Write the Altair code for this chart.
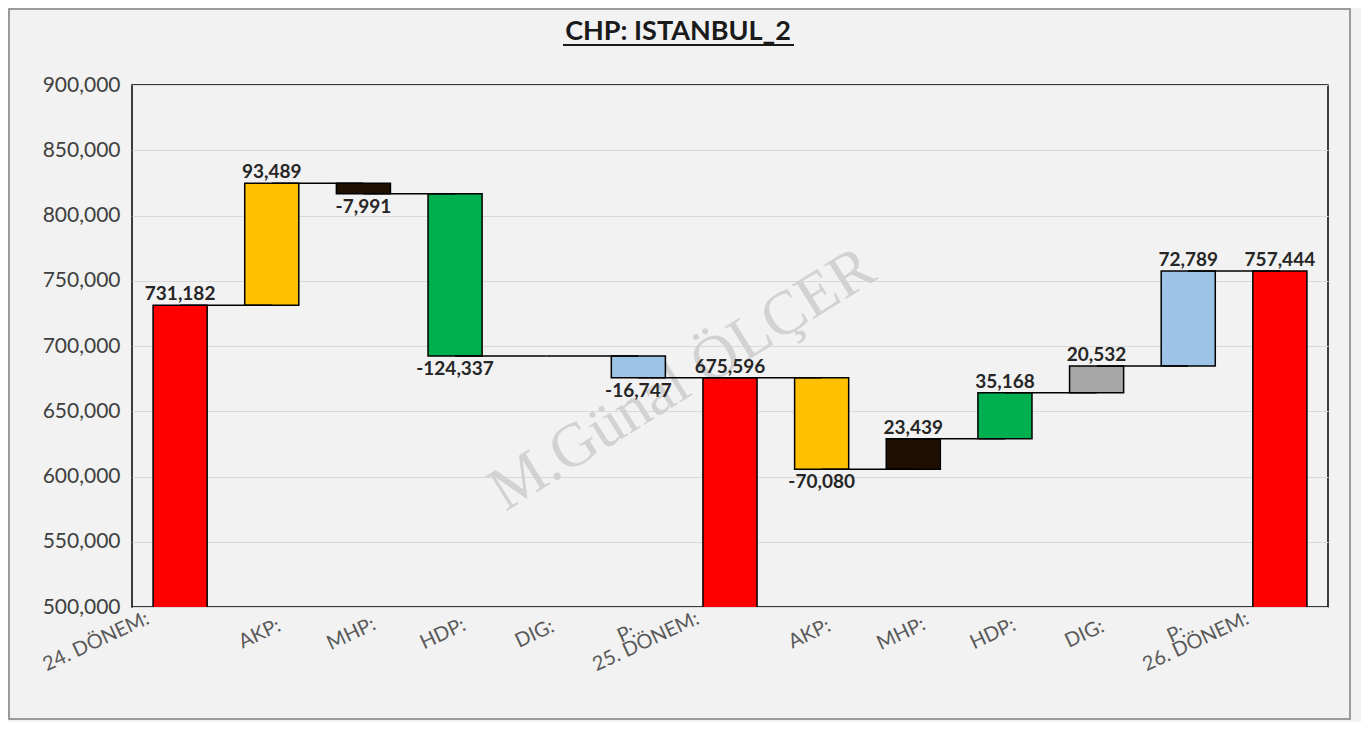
import altair as alt
import pandas as pd

# ---- data ----
categories = ["24. DÖNEM:", "AKP:", "MHP:", "HDP:", "DIG:", "P:", "25. DÖNEM:",
              "AKP:", "MHP:", "HDP:", "DIG:", "P:", "26. DÖNEM:"]
values = [731182, 93489, -7991, -124337, 0, -16747, 675596,
          -70080, 23439, 35168, 20532, 72789, 757444]
kinds = ["total", "delta", "delta", "delta", "delta", "delta", "total",
         "delta", "delta", "delta", "delta", "delta", "total"]
party_colors = {"DÖNEM": "#FF0000", "AKP": "#FFC000", "MHP": "#1F0F00",
                "HDP": "#00B050", "DIG": "#A6A6A6", "P": "#9DC3E6"}
y_ticks = [500000, 550000, 600000, 650000, 700000, 750000, 800000, 850000, 900000]
title_text = "CHP: ISTANBUL_2"
watermark_text = "M.Günal ÖLÇER"

W, H = 1196, 522

rows = []
running = 0
for i, (c, v, k) in enumerate(zip(categories, values, kinds)):
    if k == "total":
        start, end = 0, v
    else:
        start, end = running, running + v
    running = end
    key = "DÖNEM" if "DÖNEM" in c else c.rstrip(":")
    rows.append({"idx": i, "cat": c, "value": v, "kind": k, "start": start,
                 "end": end, "color": party_colors[key],
                 "txt": f"{v:,}" if v != 0 else "",
                 "sign": "neg" if v < 0 else ("pos" if v > 0 else "zero")})
df = pd.DataFrame(rows)

conn = pd.DataFrame([{"idx": r["idx"], "nxt": r["idx"] + 1, "level": r["end"]}
                     for r in rows[:-1]])
one = pd.DataFrame([{"a": 1}])

xscale = alt.Scale(paddingInner=0.41, paddingOuter=0.23)
yscale = alt.Scale(domain=[500000, 900000], nice=False, zero=False)
X = alt.X("idx:O", scale=xscale, axis=None)

yaxis = alt.Axis(values=y_ticks, format=",", labelExpr="format(datum.value, ',')",
                 title=None, domain=False, ticks=False,
                 labelFont="Lato", labelFontSize=21, labelColor="#404040",
                 labelPadding=12, gridColor="#d9d9d9", gridWidth=1)

border = alt.Chart(one).mark_rect(fill="transparent", stroke="#7f7f7f", strokeWidth=1.5).encode(
    x=alt.value(-123), x2=alt.value(1218), y=alt.value(-76), y2=alt.value(H + 112))

watermark = alt.Chart(one).mark_text(
    text=watermark_text, font="Liberation Serif", fontSize=62, angle=328,
    color="#d2d2d2", align="center", baseline="middle").encode(
    x=alt.value(550), y=alt.value(294))

bars = alt.Chart(df).transform_filter("datum.value != 0").mark_bar(
    stroke="black", strokeWidth=1.5, clip=True).encode(
    x=X, y=alt.Y("start:Q", scale=yscale, axis=yaxis), y2="end:Q",
    color=alt.Color("color:N", scale=None))

connectors = alt.Chart(conn).mark_rule(color="black", strokeWidth=1.5).encode(
    x=X, x2="nxt:O",
    y=alt.Y("level:Q", scale=yscale, axis=yaxis))

lab_pos = alt.Chart(df).transform_filter("datum.sign == 'pos'").mark_text(
    font="Lato", fontWeight="bold", fontSize=19, color="#262626",
    baseline="alphabetic", dy=-5).encode(
    x=X, y=alt.Y("end:Q", scale=yscale, axis=yaxis), text="txt:N")

lab_neg = alt.Chart(df).transform_filter("datum.sign == 'neg'").mark_text(
    font="Lato", fontWeight="bold", fontSize=19, color="#262626",
    baseline="top", dy=4).encode(
    x=X, y=alt.Y("end:Q", scale=yscale, axis=yaxis), text="txt:N")

# category labels: rotated about their centre, long labels sit further left / lower
xlabels = alt.Chart(df).transform_calculate(
    xo="15 - 12 * max(0, length(datum.cat) - 4)",
    ly=f"{H + 27} + 1.3 * max(0, length(datum.cat) - 4)").mark_text(
    font="Lato", fontSize=20, color="#595959", angle=335, align="center",
    baseline="middle").encode(
    x=X, xOffset=alt.XOffset("xo:Q", scale=None),
    y=alt.Y("ly:Q", scale=None, axis=None), text="cat:N")

title = alt.Chart(one).mark_text(
    text=title_text, font="Lato", fontWeight="bold", fontSize=27, color="#1a1a1a",
    align="center", baseline="middle").encode(x=alt.value(546), y=alt.value(-53))

underline = alt.Chart(one).mark_rule(color="#1a1a1a", strokeWidth=2).encode(
    x=alt.value(431), x2=alt.value(662), y=alt.value(-40))

chart = alt.layer(border, watermark, bars, connectors, lab_pos, lab_neg, xlabels,
                  title, underline).properties(
    width=W, height=H,
    padding={"left": 124, "top": 77, "right": 33, "bottom": 115},
    autosize=alt.AutoSizeParams(type="none"),
    background="#f2f2f2",
).configure_view(stroke="black", strokeWidth=1.5, fill="#f2f2f2")

chart.save("out.html", embed_options={"renderer": "svg", "actions": False})
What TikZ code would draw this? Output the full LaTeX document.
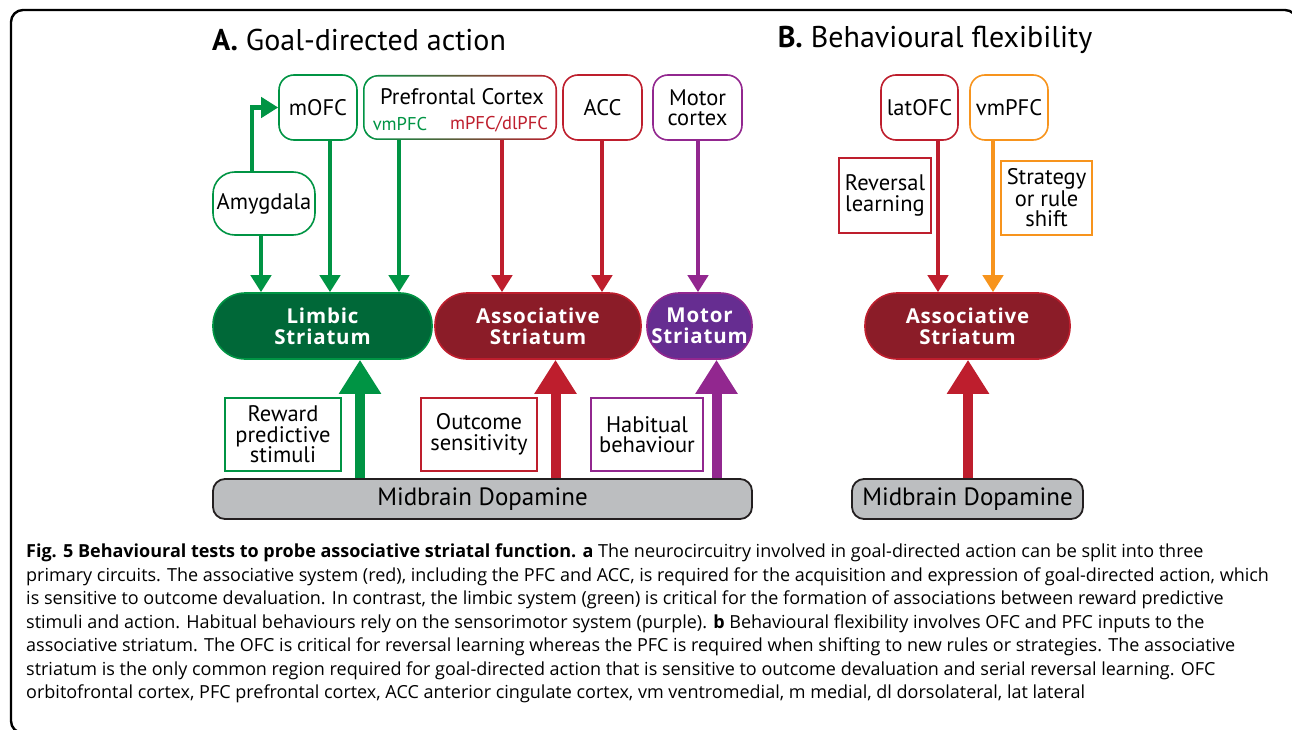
• • • •
WHAT THE EXERCISE ASKS
Leave out the pictures. Transcribe only the lines above, from the first through the one that contains "W, H = 1196, 522".

FINISHED ANSWER
Write the Altair code for this chart.
import altair as alt
import pandas as pd

# ---- data ----
categories = ["24. DÖNEM:", "AKP:", "MHP:", "HDP:", "DIG:", "P:", "25. DÖNEM:",
              "AKP:", "MHP:", "HDP:", "DIG:", "P:", "26. DÖNEM:"]
values = [731182, 93489, -7991, -124337, 0, -16747, 675596,
          -70080, 23439, 35168, 20532, 72789, 757444]
kinds = ["total", "delta", "delta", "delta", "delta", "delta", "total",
         "delta", "delta", "delta", "delta", "delta", "total"]
party_colors = {"DÖNEM": "#FF0000", "AKP": "#FFC000", "MHP": "#1F0F00",
                "HDP": "#00B050", "DIG": "#A6A6A6", "P": "#9DC3E6"}
y_ticks = [500000, 550000, 600000, 650000, 700000, 750000, 800000, 850000, 900000]
title_text = "CHP: ISTANBUL_2"
watermark_text = "M.Günal ÖLÇER"

W, H = 1196, 522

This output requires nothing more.